Aim of the exercise:
All lines from the beginning of the listing through the line with "(0,4.7) -- (769,4.7);" are to be copied word for word; the pictures are not.

Dataset section:
· · · ·
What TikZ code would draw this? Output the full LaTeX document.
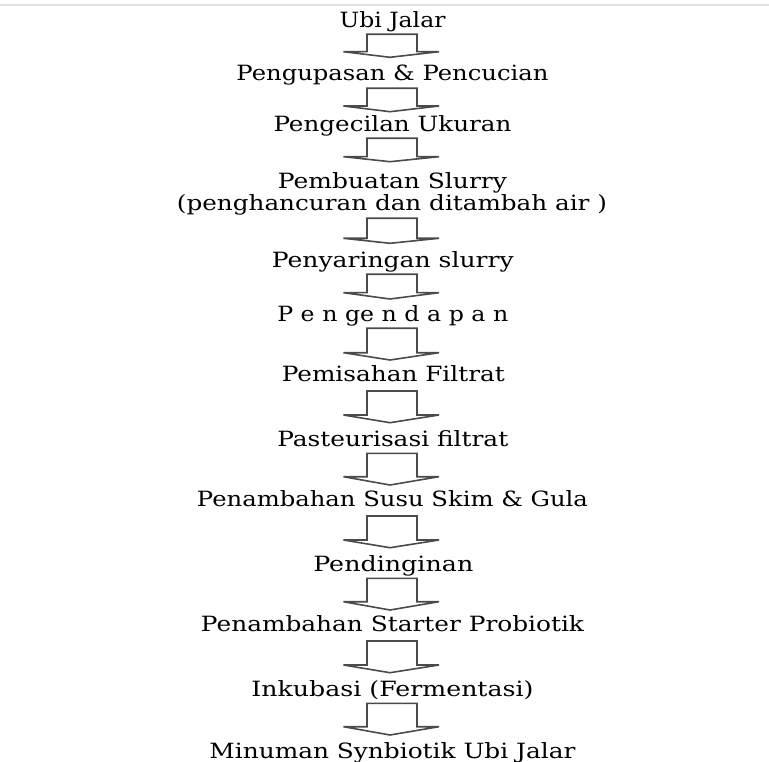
\documentclass[tikz,border=0pt]{standalone}
\usepackage{fontspec}
\setmainfont{DejaVu Serif}
\usepackage{graphicx}
\definecolor{arrowgray}{RGB}{75,75,75}
\definecolor{rulegray}{RGB}{228,228,228}
\newcommand{\fitw}[2]{\resizebox{#1pt}{\height}{#2}}
\newcommand{\blockarr}[4]{% name, top, base, tip
  \coordinate (#1) at (392,#2);
  \draw[arrowline] (367,#2) -- (367,#3) -- (343.5,#3) -- (390,#4) -- (439,#3) -- (417,#3) -- (417,#2) -- cycle;}
\begin{document}
\begin{tikzpicture}[x=1pt,y=-1pt,
  lbl/.style={inner sep=0pt, outer sep=0pt, anchor=base, font=\fontsize{21}{23}\selectfont, text=black},
  arrowline/.style={draw=arrowgray, line width=1.6pt, line join=miter}]
\useasboundingbox[fill=white] (0,0) rectangle (769,762);
\draw[rulegray, line width=2pt] (0,4.7) -- (769,4.7);

\node[lbl] (t1) at (392.5,27.3) {\fitw{106}{Ubi Jalar}};
\node[lbl] (t2) at (392.5,81) {\fitw{312}{Pengupasan \& Pencucian}};
\node[lbl] (t3) at (392.5,132) {\fitw{238}{Pengecilan Ukuran}};
\node[lbl] (t4a) at (392.5,189) {\fitw{229}{Pembuatan Slurry}};
\node[lbl] (t4b) at (392,211) {\fitw{430}{(penghancuran dan ditambah air )}};
\node[lbl] (t5) at (392.8,267.3) {\fitw{242}{Penyaringan slurry}};
\node[lbl] (t6) at (392.8,321.7) {\fitw{231}{P e n ge n d a p a n}};
\node[lbl] (t7) at (393.3,381.7) {\fitw{223}{Pemisahan Filtrat}};
\node[lbl] (t8) at (392.8,446.7) {\fitw{231}{Pasteurisasi filtrat}};
\node[lbl] (t9) at (392.5,506.7) {\fitw{391}{Penambahan Susu Skim \& Gula}};
\node[lbl] (t10) at (393.3,571) {\fitw{160}{Pendinginan}};
\node[lbl] (t11) at (392.5,631.7) {\fitw{383}{Penambahan Starter Probiotik}};
\node[lbl] (t12) at (392.5,696.7) {\fitw{282}{Inkubasi (Fermentasi)}};
\node[lbl] (t13) at (392.5,758.3) {\fitw{366}{Minuman Synbiotik Ubi Jalar}};

\blockarr{a1}{34.3}{51.7}{57.3}
\blockarr{a2}{88.3}{106}{111.7}
\blockarr{a3}{138.3}{156.7}{161.7}
\blockarr{a4}{218.3}{238.3}{243.3}
\blockarr{a5}{274.3}{292.7}{299}
\blockarr{a6}{328.3}{352.7}{360}
\blockarr{a7}{391}{415}{422.7}
\blockarr{a8}{453.3}{476.7}{485}
\blockarr{a9}{516}{540}{547.7}
\blockarr{a10}{578.3}{601.7}{610}
\blockarr{a11}{641}{665}{672.7}
\blockarr{a12}{703.3}{726.7}{735}
\end{tikzpicture}
\end{document}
· · · ·
Solution below:
What TikZ code would draw this? Output the full LaTeX document.
\documentclass[tikz,border=0pt]{standalone}
\usepackage{fontspec}
\setmainfont{DejaVu Serif}
\usepackage{graphicx}
\definecolor{arrowgray}{RGB}{75,75,75}
\definecolor{rulegray}{RGB}{228,228,228}
\newcommand{\fitw}[2]{\resizebox{#1pt}{\height}{#2}}
\newcommand{\blockarr}[4]{% name, top, base, tip
  \coordinate (#1) at (392,#2);
  \draw[arrowline] (367,#2) -- (367,#3) -- (343.5,#3) -- (390,#4) -- (439,#3) -- (417,#3) -- (417,#2) -- cycle;}
\begin{document}
\begin{tikzpicture}[x=1pt,y=-1pt,
  lbl/.style={inner sep=0pt, outer sep=0pt, anchor=base, font=\fontsize{21}{23}\selectfont, text=black},
  arrowline/.style={draw=arrowgray, line width=1.6pt, line join=miter}]
\useasboundingbox[fill=white] (0,0) rectangle (769,762);
\draw[rulegray, line width=2pt] (0,4.7) -- (769,4.7);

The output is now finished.